Wait, what? After reading that, one might feel a bit like a post-dart Frank the Tank:
According to Peterson, courses in queer theory, cultural studies, and gender studies do not represent intellectual diversity? I suppose someone should tell all the pundits covering the Democratic race for the presidential nomination that America's normative position on these issues is one of equality for those minority cultures; wow, I'm relieved to know that voters aren't making voting decision based upon Senator Clinton's gender or Senator Obama's race. And the fact checker at the Washington Post must be asleep at the switch, because the May 13, 2008 article "Racist Incidents Give Some Obama Campaigners Pause" is apparently loaded with inaccuracies:
Victoria Switzer, a retired social studies teacher, was on phone-bank duty one night during the Pennsylvania primary campaign. One night was all she could take: "It wasn't pretty." She made 60 calls to prospective voters in Susquehanna County, her home county, which is 98 percent white. The responses were dispiriting. One caller, Switzer remembers, said he couldn't possibly vote for Obama and concluded: "Hang that darky from a tree!"
Documentary filmmaker Rory Kennedy, the daughter of the late Robert F. Kennedy, said she, too, came across "a lot of racism" when campaigning for Obama in Pennsylvania. One Pittsburgh union organizer told her he would not vote for Obama because he is black, and a white voter, she said, offered this frank reason for not backing Obama: "White people look out for white people, and black people look out for black people."
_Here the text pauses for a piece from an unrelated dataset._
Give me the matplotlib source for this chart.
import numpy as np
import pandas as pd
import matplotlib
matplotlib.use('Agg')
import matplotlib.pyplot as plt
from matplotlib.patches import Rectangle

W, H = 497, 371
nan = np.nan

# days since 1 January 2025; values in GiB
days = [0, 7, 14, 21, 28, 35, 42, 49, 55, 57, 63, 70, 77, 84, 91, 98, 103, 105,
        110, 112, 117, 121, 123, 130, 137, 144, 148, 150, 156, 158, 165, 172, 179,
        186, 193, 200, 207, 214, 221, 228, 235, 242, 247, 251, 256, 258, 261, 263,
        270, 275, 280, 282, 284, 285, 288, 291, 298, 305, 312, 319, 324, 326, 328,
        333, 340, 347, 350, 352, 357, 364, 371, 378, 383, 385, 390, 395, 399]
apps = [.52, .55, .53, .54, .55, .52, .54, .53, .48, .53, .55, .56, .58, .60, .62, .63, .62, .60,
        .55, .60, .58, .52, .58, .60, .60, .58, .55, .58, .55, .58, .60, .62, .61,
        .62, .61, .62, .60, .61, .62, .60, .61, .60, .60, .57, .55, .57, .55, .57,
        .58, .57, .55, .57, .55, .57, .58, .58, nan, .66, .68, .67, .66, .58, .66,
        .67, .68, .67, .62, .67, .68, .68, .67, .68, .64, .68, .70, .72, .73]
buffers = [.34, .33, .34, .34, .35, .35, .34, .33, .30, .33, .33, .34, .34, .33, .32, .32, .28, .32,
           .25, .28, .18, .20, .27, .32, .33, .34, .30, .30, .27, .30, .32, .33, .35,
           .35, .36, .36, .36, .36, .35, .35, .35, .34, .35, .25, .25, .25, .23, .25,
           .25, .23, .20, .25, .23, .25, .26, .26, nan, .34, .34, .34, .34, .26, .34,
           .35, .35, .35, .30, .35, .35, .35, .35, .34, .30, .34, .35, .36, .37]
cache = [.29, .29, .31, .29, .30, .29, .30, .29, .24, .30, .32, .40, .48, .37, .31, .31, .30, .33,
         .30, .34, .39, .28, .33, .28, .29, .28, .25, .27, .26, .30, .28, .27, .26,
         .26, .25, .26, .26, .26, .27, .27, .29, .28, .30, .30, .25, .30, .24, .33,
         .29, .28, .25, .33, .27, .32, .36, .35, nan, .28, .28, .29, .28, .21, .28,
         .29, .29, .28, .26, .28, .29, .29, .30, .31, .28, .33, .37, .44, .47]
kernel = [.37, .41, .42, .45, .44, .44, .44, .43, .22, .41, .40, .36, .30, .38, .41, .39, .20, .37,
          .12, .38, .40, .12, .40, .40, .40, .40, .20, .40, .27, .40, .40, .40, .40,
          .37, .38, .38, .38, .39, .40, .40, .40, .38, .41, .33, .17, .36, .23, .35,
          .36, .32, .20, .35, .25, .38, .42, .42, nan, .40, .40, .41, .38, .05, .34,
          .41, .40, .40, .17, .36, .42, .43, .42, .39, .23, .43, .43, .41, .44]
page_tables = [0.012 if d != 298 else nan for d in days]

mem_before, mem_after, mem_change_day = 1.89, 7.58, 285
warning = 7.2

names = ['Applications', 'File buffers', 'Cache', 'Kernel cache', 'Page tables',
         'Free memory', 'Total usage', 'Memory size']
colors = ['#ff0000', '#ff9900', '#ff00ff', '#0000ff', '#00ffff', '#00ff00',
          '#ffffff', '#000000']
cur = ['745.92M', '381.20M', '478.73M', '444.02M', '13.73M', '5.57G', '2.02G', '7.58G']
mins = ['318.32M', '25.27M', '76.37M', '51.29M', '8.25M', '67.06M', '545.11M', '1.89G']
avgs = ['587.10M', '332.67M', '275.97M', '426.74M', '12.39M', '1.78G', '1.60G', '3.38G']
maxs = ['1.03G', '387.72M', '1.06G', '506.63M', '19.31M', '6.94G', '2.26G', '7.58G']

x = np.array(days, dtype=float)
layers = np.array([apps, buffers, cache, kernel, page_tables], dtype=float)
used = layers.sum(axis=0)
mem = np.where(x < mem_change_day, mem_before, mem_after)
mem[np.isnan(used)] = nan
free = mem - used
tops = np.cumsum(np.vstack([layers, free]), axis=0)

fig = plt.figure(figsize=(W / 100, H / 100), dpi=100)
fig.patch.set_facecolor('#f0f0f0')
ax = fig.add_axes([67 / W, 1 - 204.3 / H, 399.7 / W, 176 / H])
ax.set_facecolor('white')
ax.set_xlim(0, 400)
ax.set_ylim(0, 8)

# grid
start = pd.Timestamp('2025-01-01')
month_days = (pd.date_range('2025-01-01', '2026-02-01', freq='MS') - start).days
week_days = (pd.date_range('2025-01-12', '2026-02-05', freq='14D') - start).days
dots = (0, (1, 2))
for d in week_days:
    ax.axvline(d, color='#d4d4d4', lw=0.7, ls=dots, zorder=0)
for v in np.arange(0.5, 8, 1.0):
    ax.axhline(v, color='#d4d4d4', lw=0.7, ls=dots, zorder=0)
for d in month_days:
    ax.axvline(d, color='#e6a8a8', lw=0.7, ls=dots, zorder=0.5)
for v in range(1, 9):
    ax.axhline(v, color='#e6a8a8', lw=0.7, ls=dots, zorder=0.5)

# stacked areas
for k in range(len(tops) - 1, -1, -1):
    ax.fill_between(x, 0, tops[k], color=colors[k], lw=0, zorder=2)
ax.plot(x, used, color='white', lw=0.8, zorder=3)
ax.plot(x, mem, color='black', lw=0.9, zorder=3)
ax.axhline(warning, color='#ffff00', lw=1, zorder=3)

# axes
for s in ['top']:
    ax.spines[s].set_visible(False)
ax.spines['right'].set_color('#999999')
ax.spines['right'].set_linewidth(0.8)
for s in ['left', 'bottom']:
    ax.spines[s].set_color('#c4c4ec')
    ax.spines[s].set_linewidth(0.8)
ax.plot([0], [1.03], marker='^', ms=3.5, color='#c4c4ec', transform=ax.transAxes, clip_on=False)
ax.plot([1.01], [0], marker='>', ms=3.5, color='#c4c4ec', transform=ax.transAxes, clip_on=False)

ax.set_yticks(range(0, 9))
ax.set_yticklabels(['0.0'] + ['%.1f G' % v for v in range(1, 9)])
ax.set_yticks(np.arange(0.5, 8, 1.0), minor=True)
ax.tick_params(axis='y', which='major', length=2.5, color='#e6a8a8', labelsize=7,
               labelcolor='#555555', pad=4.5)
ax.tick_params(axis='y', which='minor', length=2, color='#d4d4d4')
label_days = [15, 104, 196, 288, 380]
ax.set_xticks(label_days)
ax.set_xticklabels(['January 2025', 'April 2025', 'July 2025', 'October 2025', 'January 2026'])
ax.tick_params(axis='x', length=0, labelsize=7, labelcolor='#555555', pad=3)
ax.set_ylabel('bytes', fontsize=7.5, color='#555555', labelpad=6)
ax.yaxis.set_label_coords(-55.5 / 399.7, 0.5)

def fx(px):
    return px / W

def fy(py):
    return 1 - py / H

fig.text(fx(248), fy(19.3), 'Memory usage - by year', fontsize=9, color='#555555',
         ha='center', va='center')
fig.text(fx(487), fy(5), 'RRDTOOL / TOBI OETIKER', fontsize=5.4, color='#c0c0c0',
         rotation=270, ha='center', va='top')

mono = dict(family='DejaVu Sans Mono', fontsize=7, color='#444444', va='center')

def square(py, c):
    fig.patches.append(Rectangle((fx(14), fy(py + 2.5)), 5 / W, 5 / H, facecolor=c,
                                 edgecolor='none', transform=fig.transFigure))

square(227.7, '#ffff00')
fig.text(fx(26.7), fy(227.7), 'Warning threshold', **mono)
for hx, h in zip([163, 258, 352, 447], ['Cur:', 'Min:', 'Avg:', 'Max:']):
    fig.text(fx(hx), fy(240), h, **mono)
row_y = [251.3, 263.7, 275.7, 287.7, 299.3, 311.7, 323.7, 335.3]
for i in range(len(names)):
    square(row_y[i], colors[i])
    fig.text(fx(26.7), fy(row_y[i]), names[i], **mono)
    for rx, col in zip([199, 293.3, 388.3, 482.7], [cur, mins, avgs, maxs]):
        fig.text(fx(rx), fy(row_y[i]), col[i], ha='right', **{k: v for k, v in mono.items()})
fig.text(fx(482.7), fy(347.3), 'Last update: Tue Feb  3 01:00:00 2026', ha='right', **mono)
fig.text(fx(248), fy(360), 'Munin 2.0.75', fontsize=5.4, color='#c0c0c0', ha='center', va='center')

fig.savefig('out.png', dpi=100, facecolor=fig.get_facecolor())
I sure hope a conservative Republican perspective can set those people straight and restore the balance that Chancellor Peterson seems to think exists on the CU-Boulder campus and in this country.
1I suppose President George W. Bush has learned a few things about foreign relations, diplomacy, and sovereignty from President Reagan when Reagan asked Gorbachev, President of the Soviet Union from 1985-1991, to tear down a wall in another country.